-- START OF Information supplied --

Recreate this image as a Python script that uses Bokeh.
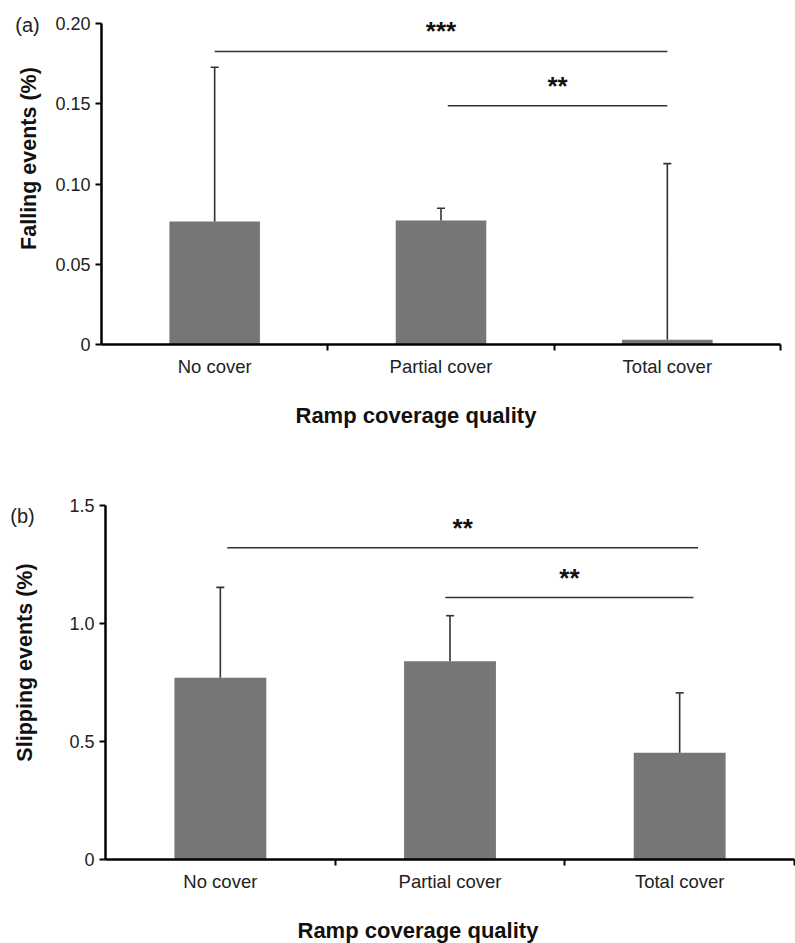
from bokeh.plotting import figure
from bokeh.layouts import column
from bokeh.models import Range1d, FixedTicker, ColumnDataSource, Whisker, TeeHead, Label
from bokeh.embed import file_html
from bokeh.resources import INLINE
from bokeh.core.properties import value

# ---------------- data ----------------
categories = ["No cover", "Partial cover", "Total cover"]

falling_mean = [0.0766, 0.0772, 0.0030]
falling_upper = [0.1727, 0.0849, 0.1127]
falling_ticks = [0, 0.05, 0.10, 0.15, 0.20]
falling_tick_labels = ["0", "0.05", "0.10", "0.15", "0.20"]
falling_sig_start = [0.50, 1.53]
falling_sig_end = [2.50, 2.50]
falling_sig_level = [0.1826, 0.1488]
falling_sig_text = ["***", "**"]

slipping_mean = [0.770, 0.840, 0.452]
slipping_upper = [1.153, 1.033, 0.706]
slipping_ticks = [0, 0.5, 1.0, 1.5]
slipping_tick_labels = ["0", "0.5", "1.0", "1.5"]
slipping_sig_start = [0.53, 1.48]
slipping_sig_end = [2.58, 2.56]
slipping_sig_level = [1.321, 1.110]
slipping_sig_text = ["**", "**"]

x_title = "Ramp coverage quality"

FONT = "Liberation Sans"
BAR = "#767676"
DARK = "#333333"
W = 795


def make_panel(mean, upper, ticks, tick_labels, sig_start, sig_end, sig_level, sig_text,
               ytitle, letter, H, box, ytitle_pos, letter_pos, xtitle_pos):
    """box = (left, top, right, bottom) of the axes area, in canvas pixels."""
    left, top, right, bottom = box
    n = len(categories)
    ymax = ticks[-1]
    xpx = (right - left) / n
    ypx = (bottom - top) / ymax
    x_range = Range1d(-left / xpx, n + (W - right) / xpx)
    y_range = Range1d(-(H - bottom) / ypx, ymax + top / ypx)

    p = figure(width=W, height=H, output_backend="svg", toolbar_location=None,
               x_range=x_range, y_range=y_range,
               min_border=0, min_border_left=0, min_border_right=0,
               min_border_top=0, min_border_bottom=0,
               background_fill_color="white", border_fill_color="white")
    p.outline_line_color = None
    p.xgrid.visible = False
    p.ygrid.visible = False

    xs = [i + 0.5 for i in range(n)]
    src = ColumnDataSource(dict(x=xs, cat=categories, mean=mean, upper=upper))
    p.vbar(x="x", top="mean", width=0.4, bottom=0, source=src,
           fill_color=BAR, line_color=None)
    w = Whisker(base="x", lower="mean", upper="upper", source=src,
                line_color=DARK, line_width=1.6,
                upper_head=TeeHead(size=8, line_color=DARK, line_width=1.6),
                lower_head=None, level="annotation")
    p.add_layout(w)

    # significance brackets
    p.segment(x0=sig_start, x1=sig_end, y0=sig_level, y1=sig_level,
              line_color=DARK, line_width=1.5)
    mids = [(a + b) / 2 for a, b in zip(sig_start, sig_end)]
    p.text(x=mids, y=sig_level, text=sig_text, text_font=value(FONT),
           text_font_style="bold", text_font_size="26px", text_color="#111111",
           text_align="center", text_baseline="alphabetic", y_offset=-20)

    # x axis (placed at y = 0)
    xa = p.xaxis[0]
    xa.fixed_location = 0
    xa.bounds = (0, n)
    xa.ticker = FixedTicker(ticks=xs, minor_ticks=list(range(1, n + 1)))
    xa.major_label_overrides = {x: c for x, c in zip(xs, categories)}
    xa.major_tick_line_color = None
    xa.major_tick_out = 0
    xa.major_tick_in = 0
    xa.minor_tick_out = 6
    xa.minor_tick_in = 0
    xa.minor_tick_line_width = 2
    xa.minor_tick_line_color = "black"
    xa.axis_line_width = 2.5
    xa.axis_line_color = "black"
    xa.major_label_standoff = 5
    xa.major_label_text_font = FONT
    xa.major_label_text_font_size = "18.5px"
    xa.major_label_text_color = "#222222"

    # y axis (placed at x = 0)
    ya = p.yaxis[0]
    ya.fixed_location = 0
    ya.bounds = (0, ymax)
    ya.ticker = FixedTicker(ticks=ticks, minor_ticks=[])
    ya.major_label_overrides = {t: l for t, l in zip(ticks, tick_labels)}
    ya.major_tick_out = 6
    ya.major_tick_in = 0
    ya.major_tick_line_width = 2
    ya.major_tick_line_color = "black"
    ya.minor_tick_line_color = None
    ya.axis_line_width = 2.5
    ya.axis_line_color = "black"
    ya.major_label_standoff = 5
    ya.major_label_text_font = FONT
    ya.major_label_text_font_size = "18px"
    ya.major_label_text_color = "#222222"

    # titles and panel letter (canvas pixels, origin bottom-left)
    p.add_layout(Label(x=ytitle_pos[0], y=H - ytitle_pos[1], x_units="screen", y_units="screen",
                       text=ytitle, angle=90, angle_units="deg",
                       text_align="center", text_baseline="middle",
                       text_font=FONT, text_font_style="bold",
                       text_font_size="21.5px", text_color="#111111"))
    p.add_layout(Label(x=letter_pos[0], y=H - letter_pos[1], x_units="screen", y_units="screen",
                       text=letter, text_align="center", text_baseline="middle",
                       text_font=FONT, text_font_size="20px", text_color="#222222"))
    p.add_layout(Label(x=xtitle_pos[0], y=H - xtitle_pos[1], x_units="screen", y_units="screen",
                       text=x_title, text_align="left", text_baseline="alphabetic",
                       text_font=FONT, text_font_style="bold",
                       text_font_size="22px", text_color="#111111"))
    return p


pa = make_panel(falling_mean, falling_upper, falling_ticks, falling_tick_labels,
                falling_sig_start, falling_sig_end, falling_sig_level, falling_sig_text,
                "Falling events (%)", "(a)", H=468, box=(101, 23, 780, 344),
                ytitle_pos=(28, 158), letter_pos=(27, 24), xtitle_pos=(295, 415))

pb = make_panel(slipping_mean, slipping_upper, slipping_ticks, slipping_tick_labels,
                slipping_sig_start, slipping_sig_end, slipping_sig_level, slipping_sig_text,
                "Slipping events (%)", "(b)", H=475, box=(105, 37, 794, 391),
                ytitle_pos=(24, 194), letter_pos=(22, 47), xtitle_pos=(297, 462))

layout = column(pa, pb, spacing=0)
open("out.html", "w").write(file_html(layout, INLINE))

-- END OF Information supplied --

Make an exact copy of all the material, but keep the pictures out of it.

◆ **Full output**
Recreate this image as a Python script that uses Bokeh.
from bokeh.plotting import figure
from bokeh.layouts import column
from bokeh.models import Range1d, FixedTicker, ColumnDataSource, Whisker, TeeHead, Label
from bokeh.embed import file_html
from bokeh.resources import INLINE
from bokeh.core.properties import value

# ---------------- data ----------------
categories = ["No cover", "Partial cover", "Total cover"]

falling_mean = [0.0766, 0.0772, 0.0030]
falling_upper = [0.1727, 0.0849, 0.1127]
falling_ticks = [0, 0.05, 0.10, 0.15, 0.20]
falling_tick_labels = ["0", "0.05", "0.10", "0.15", "0.20"]
falling_sig_start = [0.50, 1.53]
falling_sig_end = [2.50, 2.50]
falling_sig_level = [0.1826, 0.1488]
falling_sig_text = ["***", "**"]

slipping_mean = [0.770, 0.840, 0.452]
slipping_upper = [1.153, 1.033, 0.706]
slipping_ticks = [0, 0.5, 1.0, 1.5]
slipping_tick_labels = ["0", "0.5", "1.0", "1.5"]
slipping_sig_start = [0.53, 1.48]
slipping_sig_end = [2.58, 2.56]
slipping_sig_level = [1.321, 1.110]
slipping_sig_text = ["**", "**"]

x_title = "Ramp coverage quality"

FONT = "Liberation Sans"
BAR = "#767676"
DARK = "#333333"
W = 795


def make_panel(mean, upper, ticks, tick_labels, sig_start, sig_end, sig_level, sig_text,
               ytitle, letter, H, box, ytitle_pos, letter_pos, xtitle_pos):
    """box = (left, top, right, bottom) of the axes area, in canvas pixels."""
    left, top, right, bottom = box
    n = len(categories)
    ymax = ticks[-1]
    xpx = (right - left) / n
    ypx = (bottom - top) / ymax
    x_range = Range1d(-left / xpx, n + (W - right) / xpx)
    y_range = Range1d(-(H - bottom) / ypx, ymax + top / ypx)

    p = figure(width=W, height=H, output_backend="svg", toolbar_location=None,
               x_range=x_range, y_range=y_range,
               min_border=0, min_border_left=0, min_border_right=0,
               min_border_top=0, min_border_bottom=0,
               background_fill_color="white", border_fill_color="white")
    p.outline_line_color = None
    p.xgrid.visible = False
    p.ygrid.visible = False

    xs = [i + 0.5 for i in range(n)]
    src = ColumnDataSource(dict(x=xs, cat=categories, mean=mean, upper=upper))
    p.vbar(x="x", top="mean", width=0.4, bottom=0, source=src,
           fill_color=BAR, line_color=None)
    w = Whisker(base="x", lower="mean", upper="upper", source=src,
                line_color=DARK, line_width=1.6,
                upper_head=TeeHead(size=8, line_color=DARK, line_width=1.6),
                lower_head=None, level="annotation")
    p.add_layout(w)

    # significance brackets
    p.segment(x0=sig_start, x1=sig_end, y0=sig_level, y1=sig_level,
              line_color=DARK, line_width=1.5)
    mids = [(a + b) / 2 for a, b in zip(sig_start, sig_end)]
    p.text(x=mids, y=sig_level, text=sig_text, text_font=value(FONT),
           text_font_style="bold", text_font_size="26px", text_color="#111111",
           text_align="center", text_baseline="alphabetic", y_offset=-20)

    # x axis (placed at y = 0)
    xa = p.xaxis[0]
    xa.fixed_location = 0
    xa.bounds = (0, n)
    xa.ticker = FixedTicker(ticks=xs, minor_ticks=list(range(1, n + 1)))
    xa.major_label_overrides = {x: c for x, c in zip(xs, categories)}
    xa.major_tick_line_color = None
    xa.major_tick_out = 0
    xa.major_tick_in = 0
    xa.minor_tick_out = 6
    xa.minor_tick_in = 0
    xa.minor_tick_line_width = 2
    xa.minor_tick_line_color = "black"
    xa.axis_line_width = 2.5
    xa.axis_line_color = "black"
    xa.major_label_standoff = 5
    xa.major_label_text_font = FONT
    xa.major_label_text_font_size = "18.5px"
    xa.major_label_text_color = "#222222"

    # y axis (placed at x = 0)
    ya = p.yaxis[0]
    ya.fixed_location = 0
    ya.bounds = (0, ymax)
    ya.ticker = FixedTicker(ticks=ticks, minor_ticks=[])
    ya.major_label_overrides = {t: l for t, l in zip(ticks, tick_labels)}
    ya.major_tick_out = 6
    ya.major_tick_in = 0
    ya.major_tick_line_width = 2
    ya.major_tick_line_color = "black"
    ya.minor_tick_line_color = None
    ya.axis_line_width = 2.5
    ya.axis_line_color = "black"
    ya.major_label_standoff = 5
    ya.major_label_text_font = FONT
    ya.major_label_text_font_size = "18px"
    ya.major_label_text_color = "#222222"

    # titles and panel letter (canvas pixels, origin bottom-left)
    p.add_layout(Label(x=ytitle_pos[0], y=H - ytitle_pos[1], x_units="screen", y_units="screen",
                       text=ytitle, angle=90, angle_units="deg",
                       text_align="center", text_baseline="middle",
                       text_font=FONT, text_font_style="bold",
                       text_font_size="21.5px", text_color="#111111"))
    p.add_layout(Label(x=letter_pos[0], y=H - letter_pos[1], x_units="screen", y_units="screen",
                       text=letter, text_align="center", text_baseline="middle",
                       text_font=FONT, text_font_size="20px", text_color="#222222"))
    p.add_layout(Label(x=xtitle_pos[0], y=H - xtitle_pos[1], x_units="screen", y_units="screen",
                       text=x_title, text_align="left", text_baseline="alphabetic",
                       text_font=FONT, text_font_style="bold",
                       text_font_size="22px", text_color="#111111"))
    return p


pa = make_panel(falling_mean, falling_upper, falling_ticks, falling_tick_labels,
                falling_sig_start, falling_sig_end, falling_sig_level, falling_sig_text,
                "Falling events (%)", "(a)", H=468, box=(101, 23, 780, 344),
                ytitle_pos=(28, 158), letter_pos=(27, 24), xtitle_pos=(295, 415))

pb = make_panel(slipping_mean, slipping_upper, slipping_ticks, slipping_tick_labels,
                slipping_sig_start, slipping_sig_end, slipping_sig_level, slipping_sig_text,
                "Slipping events (%)", "(b)", H=475, box=(105, 37, 794, 391),
                ytitle_pos=(24, 194), letter_pos=(22, 47), xtitle_pos=(297, 462))

layout = column(pa, pb, spacing=0)
open("out.html", "w").write(file_html(layout, INLINE))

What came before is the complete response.